Transcribe every line exactly and omit anything that is a picture.

#### GIVEN MATERIAL:
————————

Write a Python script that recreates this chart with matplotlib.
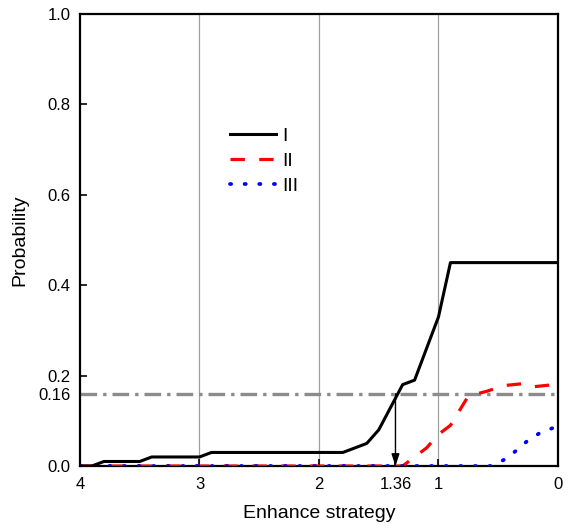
import matplotlib
matplotlib.use("Agg")
import matplotlib.pyplot as plt

plt.rcParams['font.family'] = ['Liberation Sans', 'DejaVu Sans']

# strategy level (x axis runs from 4 down to 0)
x_I = [4.0, 3.9, 3.8, 3.5, 3.4, 3.0, 2.9, 1.8, 1.6, 1.5, 1.3, 1.2, 1.0, 0.9, 0.0]
p_I = [0.0, 0.0, 0.01, 0.01, 0.02, 0.02, 0.03, 0.03, 0.05, 0.08, 0.18, 0.19, 0.33, 0.45, 0.45]

x_II = [4.0, 1.3, 1.1, 1.0, 0.9, 0.75, 0.6, 0.45, 0.3, 0.22, 0.0]
p_II = [0.0, 0.0, 0.04, 0.07, 0.09, 0.155, 0.165, 0.178, 0.182, 0.175, 0.181]

x_III = [4.0, 0.55, 0.43, 0.35, 0.25, 0.14, 0.0]
p_III = [0.0, 0.0, 0.017, 0.034, 0.057, 0.075, 0.088]

threshold = 0.16
cross_x = 1.36

x_ticks = [4, 3, 2, 1.36, 1, 0]
x_ticklabels = ['4', '3', '2', '1.36', '1', '0']
y_ticks = [0.0, 0.16, 0.2, 0.4, 0.6, 0.8, 1.0]
y_ticklabels = ['0.0', '0.16', '0.2', '0.4', '0.6', '0.8', '1.0']
grid_x = [3, 2, 1]

fig = plt.figure(figsize=(5.68, 5.28), dpi=100)
ax = fig.add_axes([0.1408, 0.1174, 0.8416, 0.8561])

for gx in grid_x:
    ax.axvline(gx, color='#a0a0a0', lw=0.9, zorder=1)

ax.axhline(threshold, color='#8c8c8c', lw=2.4, dashes=(5, 1.8, 1, 1.8), zorder=2)

ax.plot(x_I, p_I, color='black', lw=2.2, label='I', zorder=4)
ax.plot(x_II, p_II, color='red', lw=2.3, dashes=(4.5, 4.5), label='II', zorder=3)
ax.plot(x_III, p_III, color='blue', lw=2.7, linestyle=(0, (0.3, 3.6)),
        dash_capstyle='round', label='III', zorder=3)

ax.annotate('', xy=(cross_x, 0.0), xytext=(cross_x, threshold),
            arrowprops=dict(arrowstyle='-|>,head_length=0.6,head_width=0.2',
                            color='black', lw=1, mutation_scale=12,
                            shrinkA=0, shrinkB=0), zorder=5)

ax.set_xlim(4, 0)
ax.set_ylim(0, 1.0)
ax.set_xticks(x_ticks)
ax.set_xticklabels(x_ticklabels)
ax.set_yticks(y_ticks)
ax.set_yticklabels(y_ticklabels)
ax.tick_params(direction='in', length=5, width=1.2, labelsize=12)
ax.tick_params(axis='x', pad=8)
ax.tick_params(axis='y', pad=7)

for s in ax.spines.values():
    s.set_linewidth(1.6)

ax.set_xlabel('Enhance strategy', fontsize=14, labelpad=9)
ax.set_ylabel('Probability', fontsize=14, labelpad=7)

ax.legend(loc='upper left', bbox_to_anchor=(0.293, 0.770), frameon=False,
          fontsize=14, handlelength=2.4, handletextpad=0.3,
          labelspacing=0.36, borderpad=0)

fig.savefig('out.png', dpi=100)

————————

#### CORRECT OUTPUT:
Write a Python script that recreates this chart with matplotlib.
import matplotlib
matplotlib.use("Agg")
import matplotlib.pyplot as plt

plt.rcParams['font.family'] = ['Liberation Sans', 'DejaVu Sans']

# strategy level (x axis runs from 4 down to 0)
x_I = [4.0, 3.9, 3.8, 3.5, 3.4, 3.0, 2.9, 1.8, 1.6, 1.5, 1.3, 1.2, 1.0, 0.9, 0.0]
p_I = [0.0, 0.0, 0.01, 0.01, 0.02, 0.02, 0.03, 0.03, 0.05, 0.08, 0.18, 0.19, 0.33, 0.45, 0.45]

x_II = [4.0, 1.3, 1.1, 1.0, 0.9, 0.75, 0.6, 0.45, 0.3, 0.22, 0.0]
p_II = [0.0, 0.0, 0.04, 0.07, 0.09, 0.155, 0.165, 0.178, 0.182, 0.175, 0.181]

x_III = [4.0, 0.55, 0.43, 0.35, 0.25, 0.14, 0.0]
p_III = [0.0, 0.0, 0.017, 0.034, 0.057, 0.075, 0.088]

threshold = 0.16
cross_x = 1.36

x_ticks = [4, 3, 2, 1.36, 1, 0]
x_ticklabels = ['4', '3', '2', '1.36', '1', '0']
y_ticks = [0.0, 0.16, 0.2, 0.4, 0.6, 0.8, 1.0]
y_ticklabels = ['0.0', '0.16', '0.2', '0.4', '0.6', '0.8', '1.0']
grid_x = [3, 2, 1]

fig = plt.figure(figsize=(5.68, 5.28), dpi=100)
ax = fig.add_axes([0.1408, 0.1174, 0.8416, 0.8561])

for gx in grid_x:
    ax.axvline(gx, color='#a0a0a0', lw=0.9, zorder=1)

ax.axhline(threshold, color='#8c8c8c', lw=2.4, dashes=(5, 1.8, 1, 1.8), zorder=2)

ax.plot(x_I, p_I, color='black', lw=2.2, label='I', zorder=4)
ax.plot(x_II, p_II, color='red', lw=2.3, dashes=(4.5, 4.5), label='II', zorder=3)
ax.plot(x_III, p_III, color='blue', lw=2.7, linestyle=(0, (0.3, 3.6)),
        dash_capstyle='round', label='III', zorder=3)

ax.annotate('', xy=(cross_x, 0.0), xytext=(cross_x, threshold),
            arrowprops=dict(arrowstyle='-|>,head_length=0.6,head_width=0.2',
                            color='black', lw=1, mutation_scale=12,
                            shrinkA=0, shrinkB=0), zorder=5)

ax.set_xlim(4, 0)
ax.set_ylim(0, 1.0)
ax.set_xticks(x_ticks)
ax.set_xticklabels(x_ticklabels)
ax.set_yticks(y_ticks)
ax.set_yticklabels(y_ticklabels)
ax.tick_params(direction='in', length=5, width=1.2, labelsize=12)
ax.tick_params(axis='x', pad=8)
ax.tick_params(axis='y', pad=7)

for s in ax.spines.values():
    s.set_linewidth(1.6)

ax.set_xlabel('Enhance strategy', fontsize=14, labelpad=9)
ax.set_ylabel('Probability', fontsize=14, labelpad=7)

ax.legend(loc='upper left', bbox_to_anchor=(0.293, 0.770), frameon=False,
          fontsize=14, handlelength=2.4, handletextpad=0.3,
          labelspacing=0.36, borderpad=0)

fig.savefig('out.png', dpi=100)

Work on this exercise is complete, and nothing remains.